On Sunday, May 15, during a driving rainstorm, the two forces met at New Market, with Sigel deploying his 5,500 men across the Valley Turnpike. Attacked by Breckinridge’s slightly smaller force, Sigel’s men initially held, but at a critical moment in the fight Breckinridge reluctantly committed the cadets to the attack—”May God forgive me,” he reportedly said—and Sigel’s army quickly began a precipitous retreat. Despite Sigel’s personal efforts, the retreat turned into a rout, and Sigel’s 831 casualties included 256 missing, most of whom were captured.
Lincoln’s singular patience with Sigel finally ran out the following month. Confederate general Jubal A. Early led his Army of the Valley down the Shenandoah all the way to the outskirts of Washington, D.C. Flanked out of Martinsburg and outnumbered, Sigel retreated to Harpers Ferry, taking possession of Maryland Heights across the river from the town. Although he secured the town and his command, the campaign was an embarrassment for the Lincoln administration. In his diary, U.S. attorney general Edward Bates wrote about Early’s men: “How an army so great could traverse the country without being discovered, is a mystery. There must have been the most supine negligence—or worse … I fear that our generals, Wallace”—here referring to Lew Wallace, future author of Ben-Hur (1880)—”Segel [and company] are helpless imbiciles [sic].” Halleck, Sigel’s old nemesis, relieved him of command on July 8, 1864.
Unable to escape blame for the debacle, Sigel failed to receive his requested investigation and held no other significant command during the war. He resigned his commission on May 4, 1865, and returned to civilian life.

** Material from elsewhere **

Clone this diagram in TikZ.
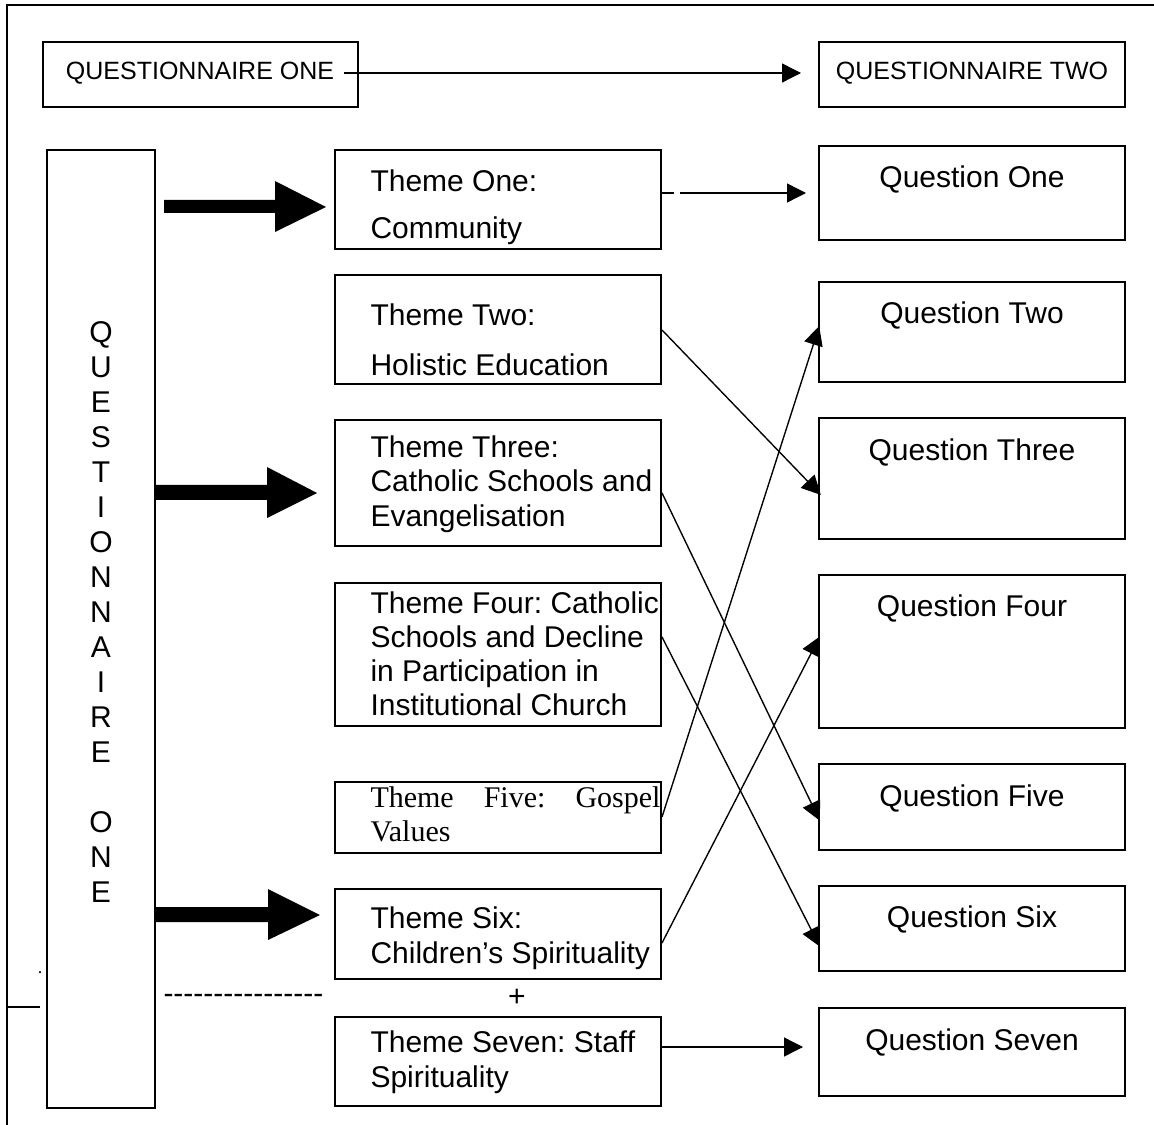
\documentclass[tikz,border=0pt]{standalone}
\usepackage{fontspec}
\setmainfont{Liberation Sans}
\newfontfamily\serifface{Liberation Serif}
\usetikzlibrary{arrows.meta,fit}
\newcommand\hy{-\kern0pt}
\frenchspacing
\begin{document}
\begin{tikzpicture}[x=0.4pt,y=-0.4pt,
  frame/.style={line width=0.8pt},
  box/.style={draw, line width=0.8pt, inner sep=0pt},
  lbl/.style={inner sep=0pt, font=\fontsize{12}{14}\selectfont},
  hdr/.style={inner sep=0pt, font=\fontsize{10}{12}\selectfont},
  themetext/.style={inner sep=0pt, anchor=north west, align=left},
  link/.style={line width=0.55pt, -{Triangle[length=7.6pt,width=7.6pt]}},
]
\useasboundingbox (0,0) rectangle (1154,1125);

% page frame
\draw[frame] (7,1125) -- (7,5) -- (1154,5);
\draw[frame] (7,1007) -- (40,1007);
\fill (40,972) circle (0.5pt);

% header boxes
\node[box, fit={(43,42) (358,107)}] (hdrA) {};
\node[box, fit={(819,42) (1125,107)}] (hdrB) {};
\node[hdr] (hdrAtxt) at (200,73) {QUESTIONNAIRE ONE};
\node[hdr] (hdrBtxt) at (972,73) {QUESTIONNAIRE TWO};

% vertical questionnaire box
\node[box, fit={(47,150) (155,1108)}] (qv) {};
\node[lbl, align=center] (qvtxt) at (101,612)
  {Q\\U\\E\\S\\T\\I\\O\\N\\N\\A\\I\\R\\E\\~\\O\\N\\E};

% theme boxes
\node[box, fit={(335,150) (661,249)}] (t1) {};
\node[box, fit={(335,275) (661,384)}] (t2) {};
\node[box, fit={(335,420) (661,546)}] (t3) {};
\node[box, fit={(335,583) (661,726)}] (t4) {};
\node[box, fit={(335,782) (661,853)}] (t5) {};
\node[box, fit={(335,889) (661,979)}] (t6) {};
\node[box, fit={(335,1017) (661,1106)}] (t7) {};

\node[themetext, font=\fontsize{12}{18.8}\selectfont] (t1txt) at (370,169) {Theme One:\\Community};
\node[themetext, font=\fontsize{12}{20}\selectfont] (t2txt) at (370,303) {Theme Two:\\Holistic Education};
\node[themetext, font=\fontsize{12}{13.8}\selectfont] (t3txt) at (370,435) {Theme Three:\\Catholic Schools and\\Evangelisation};
\node[themetext, font=\fontsize{12}{13.7}\selectfont] (t4txt) at (370,591) {Theme Four: Catholic\\Schools and Decline\\in Participation in\\Institutional Church};
\node[themetext, text width=116pt, font=\serifface\fontsize{12}{13.6}\selectfont] (t5txt) at (370,786) {Theme\hfill Five:\hfill Gospel\\Values};
\node[themetext, font=\fontsize{12}{14}\selectfont] (t6txt) at (370,906) {Theme Six:\\Children’s Spirituality};
\node[themetext, font=\fontsize{12}{14}\selectfont] (t7txt) at (370,1030) {Theme Seven: Staff\\Spirituality};

% question boxes
\node[box, fit={(819,146) (1125,240)}] (q1) {};
\node[box, fit={(819,282) (1125,382)}] (q2) {};
\node[box, fit={(819,418) (1125,539)}] (q3) {};
\node[box, fit={(819,575) (1125,728)}] (q4) {};
\node[box, fit={(819,764) (1125,850)}] (q5) {};
\node[box, fit={(819,886) (1125,971)}] (q6) {};
\node[box, fit={(819,1008) (1125,1096)}] (q7) {};

\node[lbl] (q1txt) at (972,179) {Question One};
\node[lbl] (q2txt) at (972,315) {Question Two};
\node[lbl] (q3txt) at (972,452) {Question Three};
\node[lbl] (q4txt) at (972,608) {Question Four};
\node[lbl] (q5txt) at (972,798) {Question Five};
\node[lbl] (q6txt) at (972,919) {Question Six};
\node[lbl] (q7txt) at (972,1042) {Question Seven};

% separator between themes six and seven
\node[lbl, anchor=base west] (dashes) at (163,1003) {\hy\hy\hy\hy\hy\hy\hy\hy\hy\hy\hy\hy\hy\hy\hy\hy};
\node[lbl, anchor=base] (plus) at (517,1006) {+};

% block arrows from the questionnaire box
\fill (164,200) -- (275,200) -- (275,181) -- (326,207) -- (275,232) -- (275,213) -- (164,213) -- cycle;
\fill (155,485) -- (267,485) -- (267,467) -- (317,493) -- (267,518) -- (267,500) -- (155,500) -- cycle;
\fill (155,907) -- (268,907) -- (268,889) -- (320,915) -- (268,940) -- (268,922) -- (155,922) -- cycle;

% connectors
\draw[link, shorten <=-6pt, shorten >=6.8pt] (hdrA.east |- 0,73) -- (hdrB.west |- 0,73);
\draw[link, dash pattern=on 4.8pt off 2.4pt on 200pt, shorten >=4.8pt] (t1.east |- 0,193) -- (q1.west |- 0,193);
\draw[link, shorten >=-1.6pt] (t2.east |- 0,330) -- (q3.west |- 0,492);
\draw[link, shorten >=-1.6pt] (t3.east |- 0,493) -- (q5.west |- 0,817);
\draw[link, shorten >=-1.6pt] (t4.east |- 0,637) -- (q6.west |- 0,943);
\draw[link, shorten >=-1.6pt] (t5.east |- 0,817) -- (q2.west |- 0,330);
\draw[link, shorten >=-1.6pt] (t6.east |- 0,943) -- (q4.west |- 0,640);
\draw[link, shorten >=6pt] (t7.east |- 0,1047) -- (q7.west |- 0,1047);
\end{tikzpicture}
\end{document}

After the war Sigel became a newspaper editor, served in several appointed offices, ran unsuccessfully for New York secretary of state against a “Boss Tweed” candidate, and was active in promoting reform issues in that state and elsewhere. Switching to the Democratic Party when Samuel J. Tilden ran as a reform candidate in the presidential election of 1876, Sigel was appointed U.S. pension agent for New York by U.S. president Grover Cleveland. He died on August 21, 1902, and is buried at Woodlawn Cemetery in New York City.